Instructions for the task | Using the records provided below, locate and copy each line that contains the word "this".
◆ ◆ ◆
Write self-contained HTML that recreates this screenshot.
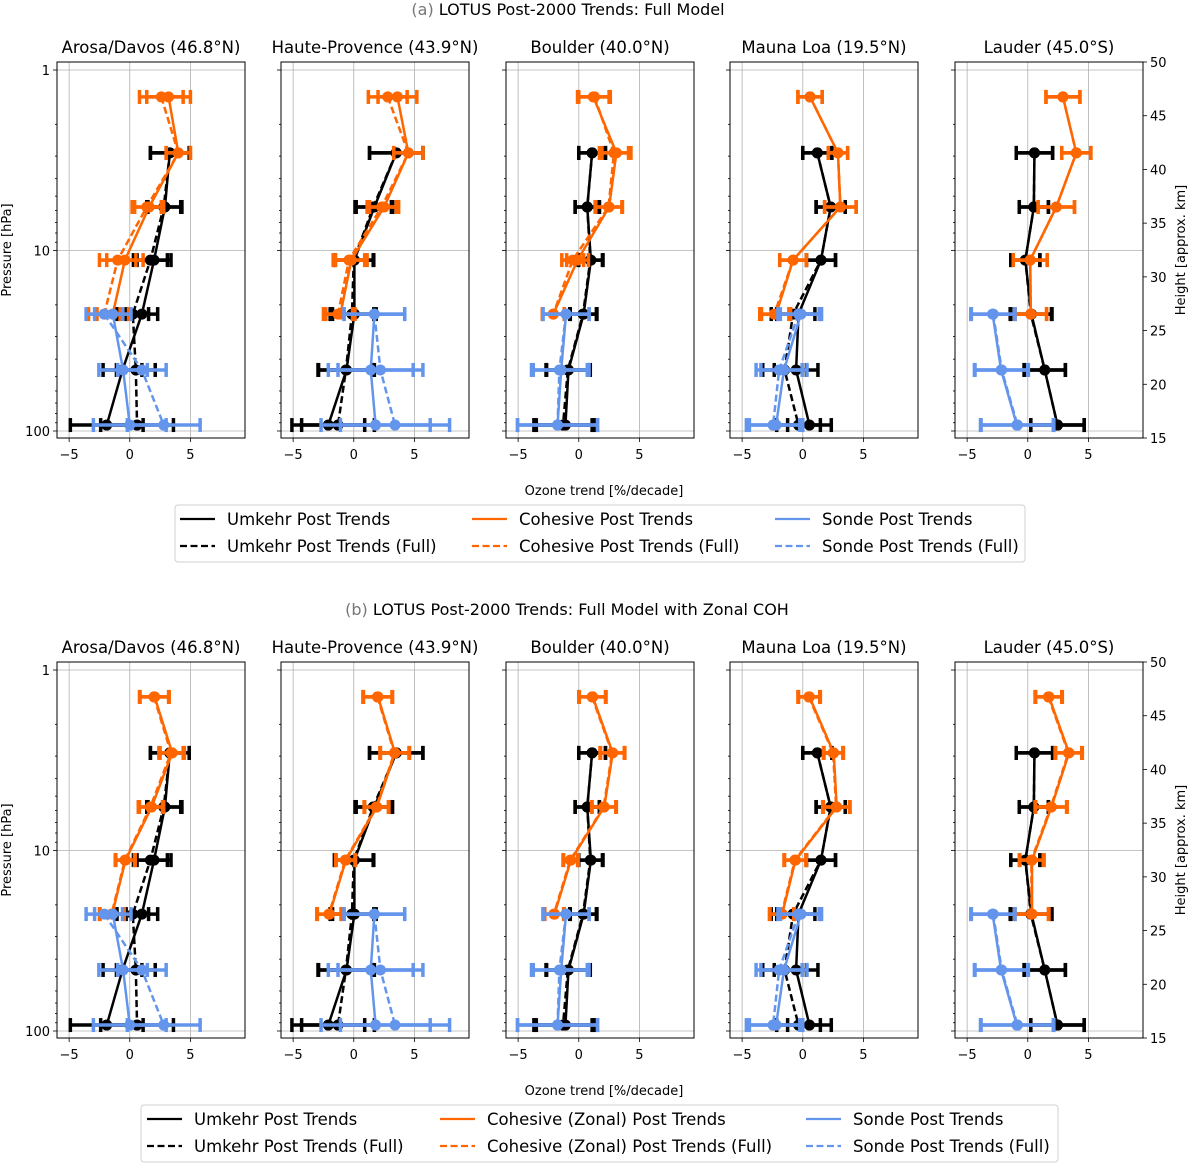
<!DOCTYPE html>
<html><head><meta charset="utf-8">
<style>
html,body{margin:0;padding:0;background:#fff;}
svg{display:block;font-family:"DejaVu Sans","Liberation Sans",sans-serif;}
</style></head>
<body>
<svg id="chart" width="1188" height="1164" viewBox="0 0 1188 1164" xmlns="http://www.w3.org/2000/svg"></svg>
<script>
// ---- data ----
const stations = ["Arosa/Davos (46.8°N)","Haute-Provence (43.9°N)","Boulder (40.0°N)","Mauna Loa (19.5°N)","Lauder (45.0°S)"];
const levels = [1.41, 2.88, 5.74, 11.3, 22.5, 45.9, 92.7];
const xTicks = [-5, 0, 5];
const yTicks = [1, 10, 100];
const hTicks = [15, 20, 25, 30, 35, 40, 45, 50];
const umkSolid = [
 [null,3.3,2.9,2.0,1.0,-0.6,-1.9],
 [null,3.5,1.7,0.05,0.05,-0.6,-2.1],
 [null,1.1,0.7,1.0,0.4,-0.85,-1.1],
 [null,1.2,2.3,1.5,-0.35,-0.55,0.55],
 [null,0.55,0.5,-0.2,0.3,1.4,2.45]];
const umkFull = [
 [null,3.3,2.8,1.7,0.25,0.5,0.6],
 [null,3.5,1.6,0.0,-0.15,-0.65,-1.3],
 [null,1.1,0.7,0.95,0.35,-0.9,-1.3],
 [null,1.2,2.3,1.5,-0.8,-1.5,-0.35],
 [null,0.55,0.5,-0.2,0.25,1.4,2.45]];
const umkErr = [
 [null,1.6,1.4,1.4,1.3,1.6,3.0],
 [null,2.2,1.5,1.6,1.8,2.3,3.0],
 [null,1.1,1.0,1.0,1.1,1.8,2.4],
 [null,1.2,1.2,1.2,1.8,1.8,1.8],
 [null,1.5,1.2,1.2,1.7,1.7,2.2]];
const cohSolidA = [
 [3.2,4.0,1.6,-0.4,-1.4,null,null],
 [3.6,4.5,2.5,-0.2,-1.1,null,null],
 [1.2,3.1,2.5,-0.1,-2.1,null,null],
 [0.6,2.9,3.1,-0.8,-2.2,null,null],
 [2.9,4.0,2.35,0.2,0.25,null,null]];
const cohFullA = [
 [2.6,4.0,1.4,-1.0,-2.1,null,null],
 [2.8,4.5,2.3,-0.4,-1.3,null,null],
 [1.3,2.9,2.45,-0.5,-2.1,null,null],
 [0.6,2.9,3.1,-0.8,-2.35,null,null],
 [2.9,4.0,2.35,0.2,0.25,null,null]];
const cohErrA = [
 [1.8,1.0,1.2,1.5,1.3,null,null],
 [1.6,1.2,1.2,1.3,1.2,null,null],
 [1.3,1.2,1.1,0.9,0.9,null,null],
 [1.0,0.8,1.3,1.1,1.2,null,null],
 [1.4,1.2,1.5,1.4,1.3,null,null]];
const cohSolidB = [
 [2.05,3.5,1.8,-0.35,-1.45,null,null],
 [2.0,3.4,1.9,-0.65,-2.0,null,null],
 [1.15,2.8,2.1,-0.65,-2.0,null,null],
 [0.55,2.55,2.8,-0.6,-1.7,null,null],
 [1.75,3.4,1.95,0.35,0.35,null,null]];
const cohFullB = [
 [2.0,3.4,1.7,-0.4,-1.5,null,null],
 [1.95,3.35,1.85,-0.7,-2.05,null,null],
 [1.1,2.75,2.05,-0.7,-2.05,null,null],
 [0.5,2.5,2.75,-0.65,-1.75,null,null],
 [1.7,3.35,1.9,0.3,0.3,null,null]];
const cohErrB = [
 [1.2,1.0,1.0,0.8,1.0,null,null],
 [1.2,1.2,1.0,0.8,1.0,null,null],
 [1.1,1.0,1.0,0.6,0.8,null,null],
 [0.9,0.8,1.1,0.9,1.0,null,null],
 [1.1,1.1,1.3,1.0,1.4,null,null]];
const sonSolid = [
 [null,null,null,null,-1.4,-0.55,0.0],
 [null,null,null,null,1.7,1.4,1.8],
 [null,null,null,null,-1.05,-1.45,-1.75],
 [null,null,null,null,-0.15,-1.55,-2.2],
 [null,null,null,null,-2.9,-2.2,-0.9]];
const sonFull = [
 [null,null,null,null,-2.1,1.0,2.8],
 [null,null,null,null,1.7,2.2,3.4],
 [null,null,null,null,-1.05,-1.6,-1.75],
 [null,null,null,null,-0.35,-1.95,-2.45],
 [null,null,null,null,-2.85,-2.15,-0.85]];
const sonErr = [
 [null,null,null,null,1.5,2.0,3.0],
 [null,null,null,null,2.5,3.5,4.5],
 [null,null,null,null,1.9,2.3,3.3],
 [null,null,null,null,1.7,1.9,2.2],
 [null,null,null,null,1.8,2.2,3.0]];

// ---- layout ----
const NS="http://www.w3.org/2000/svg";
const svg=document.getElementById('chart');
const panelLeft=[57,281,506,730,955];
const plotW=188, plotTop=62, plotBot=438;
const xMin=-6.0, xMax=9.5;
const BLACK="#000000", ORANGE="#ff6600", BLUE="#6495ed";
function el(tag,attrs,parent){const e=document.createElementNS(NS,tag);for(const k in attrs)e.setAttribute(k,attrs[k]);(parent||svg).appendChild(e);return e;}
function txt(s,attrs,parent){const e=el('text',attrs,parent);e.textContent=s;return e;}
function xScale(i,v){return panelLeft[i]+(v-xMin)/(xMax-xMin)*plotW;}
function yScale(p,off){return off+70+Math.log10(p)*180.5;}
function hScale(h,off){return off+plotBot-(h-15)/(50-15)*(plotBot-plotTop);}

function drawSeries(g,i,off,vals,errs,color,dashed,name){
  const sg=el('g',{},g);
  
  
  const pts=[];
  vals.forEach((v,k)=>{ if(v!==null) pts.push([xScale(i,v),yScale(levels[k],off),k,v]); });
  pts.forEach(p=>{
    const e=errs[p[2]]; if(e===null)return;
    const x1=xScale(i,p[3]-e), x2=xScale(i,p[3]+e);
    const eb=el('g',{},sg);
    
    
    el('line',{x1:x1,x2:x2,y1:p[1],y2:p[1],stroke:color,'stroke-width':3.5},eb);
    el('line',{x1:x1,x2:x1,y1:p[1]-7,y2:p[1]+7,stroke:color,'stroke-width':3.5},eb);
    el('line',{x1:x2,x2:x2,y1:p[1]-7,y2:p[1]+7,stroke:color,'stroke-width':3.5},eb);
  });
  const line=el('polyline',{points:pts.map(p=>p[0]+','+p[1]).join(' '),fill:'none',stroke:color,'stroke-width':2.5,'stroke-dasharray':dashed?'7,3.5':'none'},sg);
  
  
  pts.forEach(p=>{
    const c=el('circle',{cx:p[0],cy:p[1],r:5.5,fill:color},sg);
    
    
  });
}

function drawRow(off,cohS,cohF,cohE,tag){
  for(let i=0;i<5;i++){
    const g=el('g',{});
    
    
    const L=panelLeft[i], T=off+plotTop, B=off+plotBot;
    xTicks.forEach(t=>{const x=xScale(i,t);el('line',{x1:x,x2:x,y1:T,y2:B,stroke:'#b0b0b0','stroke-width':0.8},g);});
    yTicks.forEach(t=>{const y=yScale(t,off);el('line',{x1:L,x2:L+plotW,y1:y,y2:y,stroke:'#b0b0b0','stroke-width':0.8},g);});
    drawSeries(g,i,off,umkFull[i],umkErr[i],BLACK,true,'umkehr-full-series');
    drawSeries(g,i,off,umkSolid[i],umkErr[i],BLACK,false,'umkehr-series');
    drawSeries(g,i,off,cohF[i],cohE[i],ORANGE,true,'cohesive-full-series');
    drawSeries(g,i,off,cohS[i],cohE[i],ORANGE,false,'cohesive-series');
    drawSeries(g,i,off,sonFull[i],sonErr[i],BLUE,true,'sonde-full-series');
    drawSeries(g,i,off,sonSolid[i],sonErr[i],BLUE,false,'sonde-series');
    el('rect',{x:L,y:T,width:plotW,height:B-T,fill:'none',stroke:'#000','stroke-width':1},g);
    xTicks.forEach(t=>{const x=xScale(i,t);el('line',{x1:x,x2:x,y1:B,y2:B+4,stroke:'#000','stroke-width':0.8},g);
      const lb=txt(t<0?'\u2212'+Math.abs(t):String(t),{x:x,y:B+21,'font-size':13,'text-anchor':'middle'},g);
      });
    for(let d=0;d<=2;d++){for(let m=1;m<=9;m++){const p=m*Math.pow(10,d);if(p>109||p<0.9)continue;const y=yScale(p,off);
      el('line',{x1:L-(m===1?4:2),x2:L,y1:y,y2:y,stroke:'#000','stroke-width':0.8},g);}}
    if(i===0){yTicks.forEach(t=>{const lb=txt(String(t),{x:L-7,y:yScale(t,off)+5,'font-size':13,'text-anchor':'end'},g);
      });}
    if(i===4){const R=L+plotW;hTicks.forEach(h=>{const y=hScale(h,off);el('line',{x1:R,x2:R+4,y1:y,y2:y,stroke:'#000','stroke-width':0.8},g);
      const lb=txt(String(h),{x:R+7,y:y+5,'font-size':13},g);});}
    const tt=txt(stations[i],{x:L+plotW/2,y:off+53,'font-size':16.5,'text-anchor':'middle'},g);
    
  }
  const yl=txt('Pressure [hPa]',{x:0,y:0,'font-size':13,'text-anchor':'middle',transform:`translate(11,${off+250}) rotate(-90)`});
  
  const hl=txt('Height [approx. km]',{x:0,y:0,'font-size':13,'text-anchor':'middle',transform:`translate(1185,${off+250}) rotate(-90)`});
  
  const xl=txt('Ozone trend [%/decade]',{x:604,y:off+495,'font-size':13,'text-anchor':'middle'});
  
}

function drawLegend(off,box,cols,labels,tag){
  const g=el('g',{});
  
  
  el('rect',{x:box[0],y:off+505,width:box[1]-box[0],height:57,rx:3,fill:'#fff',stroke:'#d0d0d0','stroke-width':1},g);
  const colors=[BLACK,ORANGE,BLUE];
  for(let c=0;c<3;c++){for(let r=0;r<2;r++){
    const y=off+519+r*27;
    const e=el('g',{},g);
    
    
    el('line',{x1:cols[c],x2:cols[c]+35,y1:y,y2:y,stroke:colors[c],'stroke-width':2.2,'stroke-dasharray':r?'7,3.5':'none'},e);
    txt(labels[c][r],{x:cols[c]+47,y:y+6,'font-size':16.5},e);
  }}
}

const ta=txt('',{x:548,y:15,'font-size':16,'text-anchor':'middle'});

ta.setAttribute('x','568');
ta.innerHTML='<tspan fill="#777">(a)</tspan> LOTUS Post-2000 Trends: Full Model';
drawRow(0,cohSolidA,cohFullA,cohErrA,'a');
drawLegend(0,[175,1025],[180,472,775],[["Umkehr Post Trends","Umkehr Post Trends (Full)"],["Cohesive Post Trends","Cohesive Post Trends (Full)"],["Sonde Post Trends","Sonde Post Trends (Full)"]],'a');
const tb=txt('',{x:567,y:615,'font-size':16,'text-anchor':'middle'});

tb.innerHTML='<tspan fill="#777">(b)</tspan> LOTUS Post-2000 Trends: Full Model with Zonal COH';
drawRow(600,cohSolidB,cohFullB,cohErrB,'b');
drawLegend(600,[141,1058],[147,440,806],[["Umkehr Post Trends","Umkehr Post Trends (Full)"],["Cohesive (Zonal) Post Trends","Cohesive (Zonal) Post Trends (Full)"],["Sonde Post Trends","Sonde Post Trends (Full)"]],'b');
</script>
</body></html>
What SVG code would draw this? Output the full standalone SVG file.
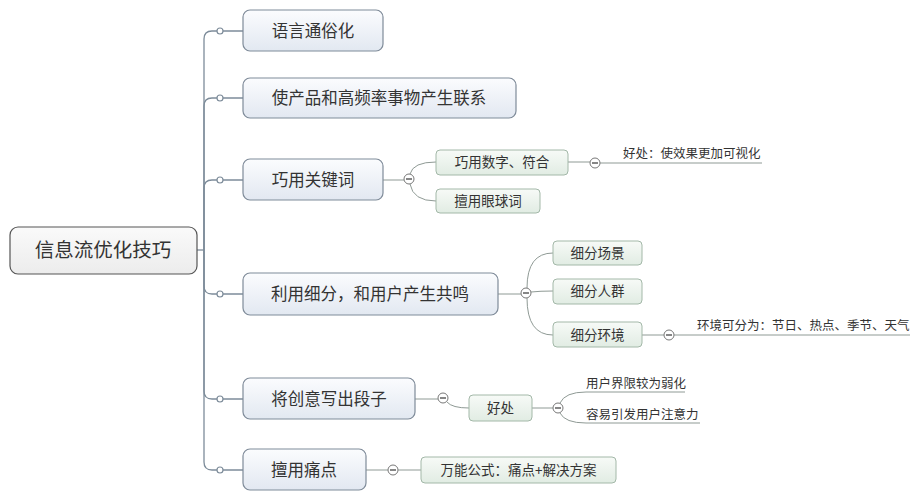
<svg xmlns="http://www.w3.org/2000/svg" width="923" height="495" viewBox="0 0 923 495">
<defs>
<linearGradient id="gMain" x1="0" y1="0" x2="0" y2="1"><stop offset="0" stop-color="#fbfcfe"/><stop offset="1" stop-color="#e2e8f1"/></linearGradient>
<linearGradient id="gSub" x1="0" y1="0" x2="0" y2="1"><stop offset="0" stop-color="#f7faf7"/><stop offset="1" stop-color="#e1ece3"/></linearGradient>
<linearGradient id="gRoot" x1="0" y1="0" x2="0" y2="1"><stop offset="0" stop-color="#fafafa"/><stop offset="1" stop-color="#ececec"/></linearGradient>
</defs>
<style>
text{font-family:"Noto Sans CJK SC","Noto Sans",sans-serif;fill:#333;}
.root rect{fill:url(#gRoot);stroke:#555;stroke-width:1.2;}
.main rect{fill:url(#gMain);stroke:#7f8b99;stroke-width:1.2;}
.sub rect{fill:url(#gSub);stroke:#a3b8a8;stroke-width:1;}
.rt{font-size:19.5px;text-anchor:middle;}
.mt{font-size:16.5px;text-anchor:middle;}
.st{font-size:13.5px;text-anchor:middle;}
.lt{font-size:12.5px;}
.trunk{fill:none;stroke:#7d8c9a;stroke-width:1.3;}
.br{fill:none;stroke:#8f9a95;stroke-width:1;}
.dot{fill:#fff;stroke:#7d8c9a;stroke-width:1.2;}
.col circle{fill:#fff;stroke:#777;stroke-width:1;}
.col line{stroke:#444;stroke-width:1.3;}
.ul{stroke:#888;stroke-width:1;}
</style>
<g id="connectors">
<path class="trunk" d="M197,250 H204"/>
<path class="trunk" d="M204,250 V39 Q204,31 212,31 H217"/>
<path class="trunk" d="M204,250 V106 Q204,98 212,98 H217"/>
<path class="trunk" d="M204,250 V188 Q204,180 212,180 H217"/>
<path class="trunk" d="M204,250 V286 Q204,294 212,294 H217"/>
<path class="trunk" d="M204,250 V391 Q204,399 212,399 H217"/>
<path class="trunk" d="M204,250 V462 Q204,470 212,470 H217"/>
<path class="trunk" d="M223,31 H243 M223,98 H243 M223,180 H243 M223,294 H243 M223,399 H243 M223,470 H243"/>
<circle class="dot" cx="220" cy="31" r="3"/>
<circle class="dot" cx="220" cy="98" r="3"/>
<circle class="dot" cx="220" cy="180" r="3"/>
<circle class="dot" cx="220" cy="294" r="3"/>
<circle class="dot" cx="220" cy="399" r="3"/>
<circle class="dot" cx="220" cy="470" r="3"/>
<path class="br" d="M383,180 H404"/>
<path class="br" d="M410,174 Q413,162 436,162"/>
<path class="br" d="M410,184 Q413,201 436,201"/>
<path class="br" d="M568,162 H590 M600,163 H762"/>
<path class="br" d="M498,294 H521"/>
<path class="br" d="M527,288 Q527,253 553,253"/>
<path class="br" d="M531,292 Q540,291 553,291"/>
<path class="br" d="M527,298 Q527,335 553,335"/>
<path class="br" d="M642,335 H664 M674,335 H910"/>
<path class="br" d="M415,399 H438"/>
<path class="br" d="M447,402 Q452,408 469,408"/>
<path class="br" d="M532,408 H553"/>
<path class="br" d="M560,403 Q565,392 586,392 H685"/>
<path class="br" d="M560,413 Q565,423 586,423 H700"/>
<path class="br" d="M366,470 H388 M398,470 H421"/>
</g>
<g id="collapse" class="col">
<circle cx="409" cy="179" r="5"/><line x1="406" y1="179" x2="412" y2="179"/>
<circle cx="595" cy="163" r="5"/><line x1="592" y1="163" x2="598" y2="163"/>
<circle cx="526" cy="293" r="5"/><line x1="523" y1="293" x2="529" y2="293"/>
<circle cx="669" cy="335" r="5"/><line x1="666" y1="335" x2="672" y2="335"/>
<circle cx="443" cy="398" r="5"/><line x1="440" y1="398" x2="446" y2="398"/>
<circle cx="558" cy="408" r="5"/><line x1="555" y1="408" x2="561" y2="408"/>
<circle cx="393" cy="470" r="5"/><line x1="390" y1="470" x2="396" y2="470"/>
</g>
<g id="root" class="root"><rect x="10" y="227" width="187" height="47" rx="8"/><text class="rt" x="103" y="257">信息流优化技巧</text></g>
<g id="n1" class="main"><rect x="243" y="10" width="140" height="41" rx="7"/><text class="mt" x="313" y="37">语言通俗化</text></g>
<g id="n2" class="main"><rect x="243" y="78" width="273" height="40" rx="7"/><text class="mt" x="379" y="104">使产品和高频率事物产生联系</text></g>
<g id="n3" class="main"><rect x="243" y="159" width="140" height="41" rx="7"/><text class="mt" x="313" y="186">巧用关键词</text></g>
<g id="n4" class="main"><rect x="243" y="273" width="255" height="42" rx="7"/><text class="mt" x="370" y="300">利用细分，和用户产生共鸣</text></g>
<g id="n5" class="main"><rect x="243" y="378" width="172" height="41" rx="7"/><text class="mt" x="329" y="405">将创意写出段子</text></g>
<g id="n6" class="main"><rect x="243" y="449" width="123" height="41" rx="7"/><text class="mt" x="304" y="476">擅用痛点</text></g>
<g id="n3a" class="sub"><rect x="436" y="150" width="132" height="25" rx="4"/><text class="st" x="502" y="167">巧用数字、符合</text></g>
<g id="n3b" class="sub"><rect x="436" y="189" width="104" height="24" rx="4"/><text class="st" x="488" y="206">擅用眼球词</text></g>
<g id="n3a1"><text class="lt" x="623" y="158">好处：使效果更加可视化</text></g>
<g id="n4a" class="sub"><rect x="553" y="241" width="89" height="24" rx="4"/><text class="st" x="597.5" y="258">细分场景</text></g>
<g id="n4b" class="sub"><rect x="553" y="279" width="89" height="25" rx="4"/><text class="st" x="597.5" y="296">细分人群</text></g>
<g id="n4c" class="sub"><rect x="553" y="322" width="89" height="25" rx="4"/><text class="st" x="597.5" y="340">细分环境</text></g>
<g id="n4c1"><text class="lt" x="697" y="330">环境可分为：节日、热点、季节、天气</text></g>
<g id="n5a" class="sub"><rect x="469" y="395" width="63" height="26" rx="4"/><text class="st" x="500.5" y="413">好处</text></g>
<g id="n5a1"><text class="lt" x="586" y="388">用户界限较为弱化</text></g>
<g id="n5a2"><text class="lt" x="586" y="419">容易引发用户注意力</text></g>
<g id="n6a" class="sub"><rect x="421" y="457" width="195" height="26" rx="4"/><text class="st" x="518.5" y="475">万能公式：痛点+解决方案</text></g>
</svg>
◆ ◆ ◆
Written solution |
Write self-contained HTML that recreates this screenshot.
What SVG code would draw this? Output the full standalone SVG file.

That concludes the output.